Kendala Penerapan Hukuman Mati di Indonesia: Diplomasi dan Pertimbangan WNI
Jaksa Agung mengungkapkan kendala pelaksanaan hukuman mati di Indonesia, terutama terkait 300 terpidana mati, banyaknya WNA, dan pertimbangan hubungan diplomatik serta nasib WNI di luar negeri.
Jaksa Agung ST Burhanuddin baru-baru ini mengungkapkan tantangan dalam pelaksanaan hukuman mati di Indonesia. Meskipun terdapat sekitar 300 terpidana mati, sebagian besar warga negara asing (WNA), proses eksekusi menghadapi kendala signifikan.
Diplomasi Internasional dan Hukuman Mati
Banyaknya terpidana mati WNA, terutama dari kasus narkoba yang berasal dari Eropa, Amerika, dan Nigeria, membuat pelaksanaan hukuman mati menjadi rumit. Kerja sama dengan Kementerian Luar Negeri (Kemenlu) diperlukan, namun hubungan diplomatik menjadi pertimbangan utama. Jaksa Agung menuturkan, "Kami pernah beberapa kali bicara, waktu itu menteri luar negerinya masih Ibu (Retno Marsudi, red.), ‘Kami masih berusaha untuk menjadi anggota ini, anggota ini. Tolong jangan dahulu. Nanti kami akan diserangnya nanti,'" menunjukkan betapa kompleksnya situasi ini.
Pertimbangan ini bukan tanpa alasan. Pemerintah Indonesia juga mempertimbangkan nasib Warga Negara Indonesia (WNI) yang menjadi terpidana di negara lain. Sebuah situasi yang menciptakan dilema dalam penegakan hukum. "Jadi, memang saya bilang, capek-capek kami sudah menuntut hukuman mati, tidak bisa dilaksanakan.
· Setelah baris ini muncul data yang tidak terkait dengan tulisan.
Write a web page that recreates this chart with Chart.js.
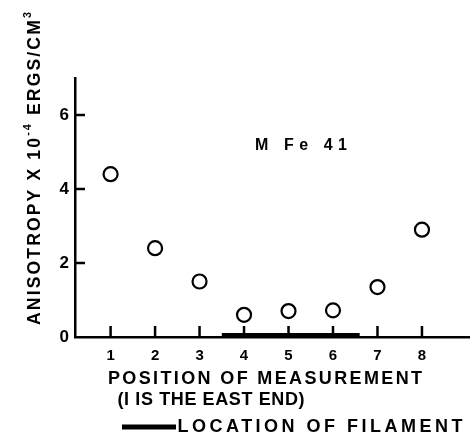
<!DOCTYPE html>
<html>
<head>
<meta charset="utf-8">
<script src="https://cdn.jsdelivr.net/npm/chart.js@4.4.1/dist/chart.umd.min.js"></script>
<style>
  html, body { margin: 0; padding: 0; background: #fff; }
  #wrap { width: 470px; height: 444px; }
</style>
</head>
<body>
<div id="wrap"><canvas id="chart" width="470" height="444"></canvas></div>
<script>
// positions 1..8 and measured anisotropy (x 10^-4 ergs/cm^3)
const positions = [1, 2, 3, 4, 5, 6, 7, 8];
const anisotropy = [4.4, 2.4, 1.5, 0.6, 0.7, 0.72, 1.35, 2.9];
const yTicks = [0, 2, 4, 6];
// filament extends from about 3.5 to 6.6
const filamentStart = 3.5;
const filamentEnd = 6.6;

const FONT = '"Liberation Sans", Arial, sans-serif';

// draw text stretched to a given width using letter spacing
function spacedText(ctx, text, cx, cy, width, size) {
    ctx.font = 'bold ' + size + 'px ' + FONT;
    ctx.letterSpacing = '0px';
    const natural = ctx.measureText(text).width;
    const gap = Math.max(0, (width - natural) / (text.length - 1));
    ctx.letterSpacing = gap + 'px';
    ctx.textAlign = 'left';
    ctx.textBaseline = 'middle';
    ctx.fillText(text, cx - width / 2, cy);
    ctx.letterSpacing = '0px';
}

const decorations = {
    id: 'decorations',
    afterDraw(chart) {
        const ctx = chart.ctx;
        const xs = chart.scales.x, ys = chart.scales.y;
        const y0 = ys.getPixelForValue(0);
        const xl = xs.left;
        ctx.save();
        ctx.strokeStyle = '#000';
        ctx.fillStyle = '#000';
        ctx.lineWidth = 2.5;

        // inward ticks on x axis
        positions.forEach(p => {
            const px = xs.getPixelForValue(p);
            ctx.beginPath();
            ctx.moveTo(px, y0);
            ctx.lineTo(px, y0 - 11);
            ctx.stroke();
        });
        // inward ticks on y axis
        yTicks.slice(1).forEach(v => {
            const py = ys.getPixelForValue(v);
            ctx.beginPath();
            ctx.moveTo(xl, py);
            ctx.lineTo(xl + 10, py);
            ctx.stroke();
        });

        // axis captions
        spacedText(ctx, 'POSITION OF MEASUREMENT', 265, 379, 314, 18);
        spacedText(ctx, '(I IS THE EAST END)', 211, 400, 187, 18);
        spacedText(ctx, 'M Fe 41', 301, 146, 92, 16);

        // legend for filament
        ctx.lineWidth = 5;
        ctx.beginPath();
        ctx.moveTo(122, 427);
        ctx.lineTo(176, 427);
        ctx.stroke();
        spacedText(ctx, 'LOCATION OF FILAMENT', 320, 427, 285, 18);

        // rotated y title
        ctx.translate(35, 168);
        ctx.rotate(-Math.PI / 2);
        const parts = [
            ['ANISOTROPY X 10', 18, 0],
            ['-4', 11, -7],
            [' ERGS/CM', 18, 0],
            ['3', 11, -7]
        ];
        ctx.textBaseline = 'middle';
        ctx.textAlign = 'left';
        let total = 0;
        const sp = 2.2;
        parts.forEach(p => {
            ctx.font = 'bold ' + p[1] + 'px ' + FONT;
            ctx.letterSpacing = sp + 'px';
            p.push(ctx.measureText(p[0]).width);
            total += p[3];
        });
        const scale = 315 / total;
        let x = -157;
        parts.forEach(p => {
            ctx.font = 'bold ' + p[1] + 'px ' + FONT;
            const w = p[3] * scale;
            ctx.save();
            ctx.translate(x, p[2]);
            ctx.scale(scale, 1);
            ctx.letterSpacing = sp + 'px';
            ctx.fillText(p[0], 0, 0);
            ctx.restore();
            x += w;
        });
        ctx.restore();
    }
};

new Chart(document.getElementById('chart'), {
    type: 'scatter',
    data: {
        datasets: [{
            label: 'M Fe 41',
            data: positions.map((p, i) => ({ x: p, y: anisotropy[i] })),
            pointStyle: 'circle',
            pointRadius: 7,
            pointBorderWidth: 2.2,
            pointBackgroundColor: '#fff',
            pointBorderColor: '#000',
            showLine: false
        }, {
            label: 'LOCATION OF FILAMENT',
            data: [{ x: filamentStart, y: 0.04 }, { x: filamentEnd, y: 0.04 }],
            showLine: true,
            borderColor: '#000',
            borderWidth: 5,
            pointRadius: 0,
            order: 2
        }]
    },
    options: {
        responsive: false,
        animation: false,
        layout: { autoPadding: false, padding: { top: 78, left: 0, right: 0, bottom: 0 } },
        plugins: {
            legend: { display: false },
            tooltip: { enabled: false }
        },
        scales: {
            x: {
                type: 'linear',
                min: 0.2,
                max: 9.08,
                afterFit(scale) {
                    scale.height = 107;
                    scale.paddingLeft = 0;
                    scale.paddingRight = 0;
                },
                afterBuildTicks(scale) { scale.ticks = positions.map(v => ({ value: v })); },
                grid: { display: false, drawTicks: false },
                border: { display: true, color: '#000', width: 2.5 },
                ticks: {
                    color: '#000',
                    padding: 10,
                    font: { family: FONT, weight: 'bold', size: 15 }
                }
            },
            y: {
                min: 0,
                max: 7,
                afterFit(scale) {
                    scale.width = 75;
                    scale.paddingTop = 0;
                    scale.paddingBottom = 0;
                },
                afterBuildTicks(scale) { scale.ticks = yTicks.map(v => ({ value: v })); },
                grid: { display: false, drawTicks: false },
                border: { display: true, color: '#000', width: 2.5 },
                ticks: {
                    color: '#000',
                    padding: 6,
                    font: { family: FONT, weight: 'bold', size: 17 }
                }
            }
        }
    },
    plugins: [decorations]
});
</script>
</body>
</html>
Itu mungkin problematika kita," tambah Jaksa Agung.
Kasus Serge Areski Atlaoui: Studi Kasus Pemulangan Terpidana Mati
Kasus pemulangan Serge Areski Atlaoui, terpidana mati kasus narkotika asal Prancis, menjadi contoh nyata kendala ini. Pemulangannya merupakan hasil kesepakatan bilateral antara Indonesia dan Prancis, didasari pertimbangan kondisi kesehatan Serge. Kesepakatan ini juga mensyaratkan Prancis mengakui putusan pengadilan Indonesia dan bertanggung jawab atas pembinaan Serge setelah dipindahkan.
Staf Khusus Bidang Hubungan Internasional Ahmad Usmarwi Kaffah menjelaskan, "Pemerintah Prancis wajib mengakui putusan pengadilan Indonesia. Dalam hal ini, Prancis mesti mengakui bahwa Serge, warga negaranya itu, merupakan narapidana yang dijatuhi hukuman mati." Indonesia, dalam hal ini, menghormati kebijakan selanjutnya yang diambil Prancis, termasuk kemungkinan pemberian grasi.
Kesimpulan: Dilema antara Penegakan Hukum dan Hubungan Internasional
Penerapan hukuman mati di Indonesia menghadapi tantangan kompleks yang melibatkan pertimbangan hukum domestik dan dinamika hubungan internasional. Dilema antara penegakan hukum dan mempertahankan hubungan diplomatik yang baik dengan negara lain menjadi fokus utama. Kasus-kasus seperti Serge Atlaoui menunjukkan betapa rumitnya menyeimbangkan kedua hal tersebut. Ke depannya, diperlukan strategi yang lebih komprehensif untuk mengatasi kendala ini, mempertimbangkan aspek hukum, diplomasi, dan keadilan secara menyeluruh.